Provided data
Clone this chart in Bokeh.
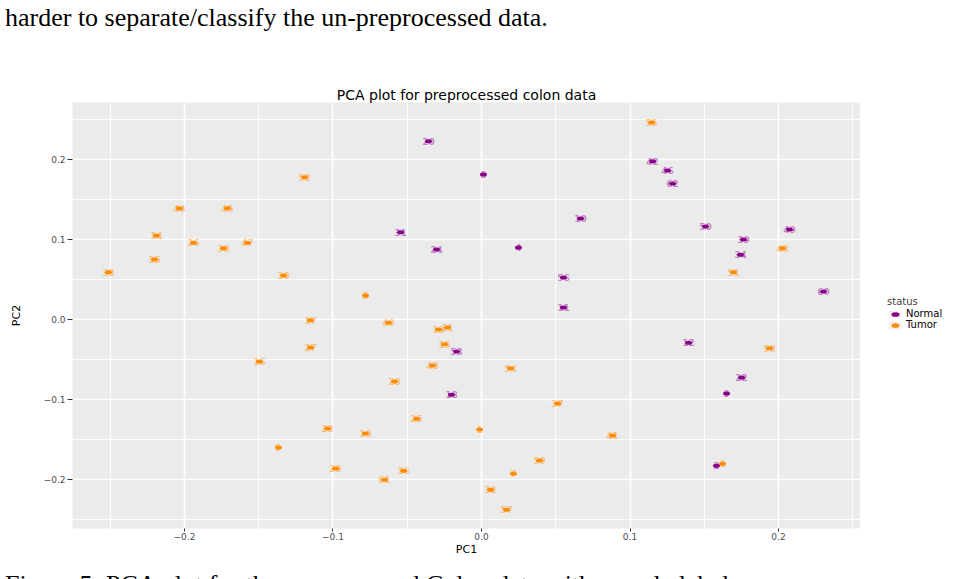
from bokeh.plotting import figure
from bokeh.layouts import column, row
from bokeh.models import Range1d, FixedTicker, Legend, LegendItem, Div
from bokeh.embed import file_html
from bokeh.resources import INLINE
from bokeh.core.properties import value

# PCA scores for the preprocessed colon samples
normal_pc1 = [-0.0357, 0.0013, -0.0545, -0.0303, 0.0249, 0.0667, 0.1152, 0.1253, 0.1286, 0.1508, 0.1764,
              0.2074, 0.1744, 0.2303, 0.0552, 0.0552, -0.0168, -0.0202, 0.1394, 0.1751, 0.1650, 0.1582]
normal_pc2 = [0.2225, 0.1810, 0.1090, 0.0875, 0.0900, 0.1260, 0.1975, 0.1860, 0.1700, 0.1160, 0.1000,
              0.1125, 0.0810, 0.0350, 0.0525, 0.0150, -0.0400, -0.0940, -0.0290, -0.0725, -0.0925, -0.1825]
normal_ids = [20, 8, 31, 24, 4, 10, 42, 46, 62, 50, 39, 49, 34, 60, 56, 11, 53, 18, 12, 22, 9, 2]

tumor_pc1 = [-0.2512, -0.2189, -0.2202, -0.2034, -0.1939, -0.1710, -0.1737, -0.1576, -0.1333, -0.1192,
             -0.0781, -0.1152, -0.0626, -0.0290, -0.0229, -0.0249, -0.0330, -0.1152, -0.1495, -0.0586,
             -0.0438, -0.1037, -0.0781, -0.1367, -0.0983, -0.0525, -0.0653, -0.0013, 0.0195, 0.0512,
             0.0390, 0.0215, 0.0061, 0.0168, 0.0882, 0.1623, 0.1145, 0.2027, 0.1697, 0.1939]
tumor_pc2 = [0.0590, 0.1050, 0.0750, 0.1390, 0.0960, 0.1390, 0.0890, 0.0960, 0.0550, 0.1775,
             0.0300, -0.0010, -0.0040, -0.0125, -0.0100, -0.0310, -0.0575, -0.0350, -0.0525, -0.0775,
             -0.1240, -0.1360, -0.1425, -0.1600, -0.1860, -0.1890, -0.2000, -0.1375, -0.0610, -0.1050,
             -0.1760, -0.1925, -0.2125, -0.2375, -0.1450, -0.1800, 0.2460, 0.0890, 0.0590, -0.0360]
tumor_ids = [33, 14, 35, 44, 26, 45, 38, 47, 30, 52, 3, 17, 40, 13, 21, 15, 43, 27, 16, 28,
             25, 23, 19, 5, 29, 36, 61, 1, 54, 37, 59, 7, 32, 57, 41, 6, 55, 48, 51, 58]

status_levels = ["Normal", "Tumor"]
status_colors = ["#8B008B", "#FF8C00"]

major_ticks = [-0.2, -0.1, 0.0, 0.1, 0.2]
major_labels = ["\u22120.2", "\u22120.1", "0.0", "0.1", "0.2"]
minor_ticks = [-0.25, -0.15, -0.05, 0.05, 0.15, 0.25]

p = figure(width=860, height=520, output_backend="svg", toolbar_location=None,
           x_range=Range1d(-0.2754, 0.2552), y_range=Range1d(-0.261, 0.271),
           min_border_left=72, min_border_right=0, min_border_top=52, min_border_bottom=42,
           background_fill_color="#EBEBEB", border_fill_color="white", outline_line_color=None)

p.title.text = "PCA plot for preprocessed colon data"
p.title.align = "center"
p.title.text_font = "DejaVu Sans"
p.title.text_font_size = "14px"
p.title.text_font_style = "normal"
p.title.text_color = "black"
p.title.standoff = 0

for axis in (p.xaxis[0], p.yaxis[0]):
    axis.ticker = FixedTicker(ticks=major_ticks, minor_ticks=minor_ticks)
    axis.major_label_overrides = {t: lab for t, lab in zip(major_ticks, major_labels)}
    axis.axis_line_color = None
    axis.minor_tick_line_color = None
    axis.major_tick_line_color = "#333333"
    axis.major_tick_in = 0
    axis.major_label_text_font = "DejaVu Sans"
    axis.major_label_text_font_size = "9px"
    axis.major_label_text_color = "#4D4D4D"
    axis.axis_label_text_font = "DejaVu Sans"
    axis.axis_label_text_font_size = "11px"
    axis.axis_label_text_font_style = "normal"
    axis.axis_label_text_color = "black"

p.xaxis.axis_label = "PC1"
p.xaxis.major_tick_out = 3
p.xaxis.major_label_standoff = 0
p.xaxis.axis_label_standoff = 0
p.yaxis.axis_label = "PC2"
p.yaxis.major_tick_out = 5
p.yaxis.major_label_standoff = 2
p.yaxis.axis_label_standoff = 18

for g in p.grid:
    g.grid_line_color = "white"
    g.grid_line_width = 1.6
    g.minor_grid_line_color = "white"
    g.minor_grid_line_width = 0.9

# sample labels with a dot at each score
groups = [(normal_pc1, normal_pc2, normal_ids, status_colors[0]),
          (tumor_pc1, tumor_pc2, tumor_ids, status_colors[1])]
for xs, ys, ids, col in groups:
    p.text(x=xs, y=ys, text=[str(i) for i in ids], text_font=value("DejaVu Sans"),
           text_font_size="9px", text_font_style="bold", text_color=col, text_alpha=0.45,
           text_align="center", text_baseline="middle")
    p.ellipse(x=xs, y=ys, width=7, height=4, width_units="screen", height_units="screen",
              fill_color=col, line_color=None)

# legend panel to the right of the plot
lg = figure(width=110, height=520, output_backend="svg", toolbar_location=None,
            x_range=Range1d(0, 1), y_range=Range1d(0, 1),
            min_border_left=0, min_border_right=0, min_border_top=0, min_border_bottom=0,
            x_axis_location=None, y_axis_location=None, outline_line_color=None,
            background_fill_color="white", border_fill_color="white")
lg.grid.visible = False

nan = float("nan")
key_bg = lg.rect(x=[nan], y=[nan], width=1, height=1, fill_color="#F2F2F2", line_color=None)
items = []
for lab, col in zip(status_levels, status_colors):
    dot = lg.ellipse(x=[nan], y=[nan], width=7, height=4, width_units="screen",
                     height_units="screen", fill_color=col, line_color=None)
    items.append(LegendItem(label=lab, renderers=[key_bg, dot]))

legend = Legend(items=items, title="status", location=(27, 198), orientation="vertical",
                padding=0, margin=0, spacing=0, glyph_width=16, glyph_height=10,
                label_height=10, label_standoff=3, label_text_font="DejaVu Sans",
                label_text_font_size="10px", label_text_color="black",
                title_text_font="DejaVu Sans", title_text_font_size="10px",
                title_text_font_style="normal", title_standoff=1,
                background_fill_alpha=0, border_line_color=None)
lg.add_layout(legend, "center")

text_style = {"font-family": "'Liberation Serif', serif", "font-size": "26px",
              "line-height": "26px", "color": "black", "white-space": "nowrap"}
top_text = Div(text="harder to separate/classify the un-preprocessed data.",
               width=970, height=50, margin=0,
               styles=dict(text_style, **{"padding-top": "5px", "padding-left": "5px"}))
bottom_text = Div(text="Figure 5: PCA plot for the preprocessed Colon data with sample labels",
                  width=970, height=30, margin=0,
                  styles=dict(text_style, **{"padding-top": "2px", "padding-left": "5px"}))

page = column(top_text, row(p, lg, spacing=0, margin=0), bottom_text, spacing=0, margin=0)
open("out.html", "w").write(file_html(page, INLINE))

Given task
Reproduce only the lines from the beginning of the data through the line that contains "minor_ticks = [-0.25, -0.15, -0.05, 0.05, 0.15, 0.25]", both included, and please drop the pictures.

Result of this exercise
Clone this chart in Bokeh.
from bokeh.plotting import figure
from bokeh.layouts import column, row
from bokeh.models import Range1d, FixedTicker, Legend, LegendItem, Div
from bokeh.embed import file_html
from bokeh.resources import INLINE
from bokeh.core.properties import value

# PCA scores for the preprocessed colon samples
normal_pc1 = [-0.0357, 0.0013, -0.0545, -0.0303, 0.0249, 0.0667, 0.1152, 0.1253, 0.1286, 0.1508, 0.1764,
              0.2074, 0.1744, 0.2303, 0.0552, 0.0552, -0.0168, -0.0202, 0.1394, 0.1751, 0.1650, 0.1582]
normal_pc2 = [0.2225, 0.1810, 0.1090, 0.0875, 0.0900, 0.1260, 0.1975, 0.1860, 0.1700, 0.1160, 0.1000,
              0.1125, 0.0810, 0.0350, 0.0525, 0.0150, -0.0400, -0.0940, -0.0290, -0.0725, -0.0925, -0.1825]
normal_ids = [20, 8, 31, 24, 4, 10, 42, 46, 62, 50, 39, 49, 34, 60, 56, 11, 53, 18, 12, 22, 9, 2]

tumor_pc1 = [-0.2512, -0.2189, -0.2202, -0.2034, -0.1939, -0.1710, -0.1737, -0.1576, -0.1333, -0.1192,
             -0.0781, -0.1152, -0.0626, -0.0290, -0.0229, -0.0249, -0.0330, -0.1152, -0.1495, -0.0586,
             -0.0438, -0.1037, -0.0781, -0.1367, -0.0983, -0.0525, -0.0653, -0.0013, 0.0195, 0.0512,
             0.0390, 0.0215, 0.0061, 0.0168, 0.0882, 0.1623, 0.1145, 0.2027, 0.1697, 0.1939]
tumor_pc2 = [0.0590, 0.1050, 0.0750, 0.1390, 0.0960, 0.1390, 0.0890, 0.0960, 0.0550, 0.1775,
             0.0300, -0.0010, -0.0040, -0.0125, -0.0100, -0.0310, -0.0575, -0.0350, -0.0525, -0.0775,
             -0.1240, -0.1360, -0.1425, -0.1600, -0.1860, -0.1890, -0.2000, -0.1375, -0.0610, -0.1050,
             -0.1760, -0.1925, -0.2125, -0.2375, -0.1450, -0.1800, 0.2460, 0.0890, 0.0590, -0.0360]
tumor_ids = [33, 14, 35, 44, 26, 45, 38, 47, 30, 52, 3, 17, 40, 13, 21, 15, 43, 27, 16, 28,
             25, 23, 19, 5, 29, 36, 61, 1, 54, 37, 59, 7, 32, 57, 41, 6, 55, 48, 51, 58]

status_levels = ["Normal", "Tumor"]
status_colors = ["#8B008B", "#FF8C00"]

major_ticks = [-0.2, -0.1, 0.0, 0.1, 0.2]
major_labels = ["\u22120.2", "\u22120.1", "0.0", "0.1", "0.2"]
minor_ticks = [-0.25, -0.15, -0.05, 0.05, 0.15, 0.25]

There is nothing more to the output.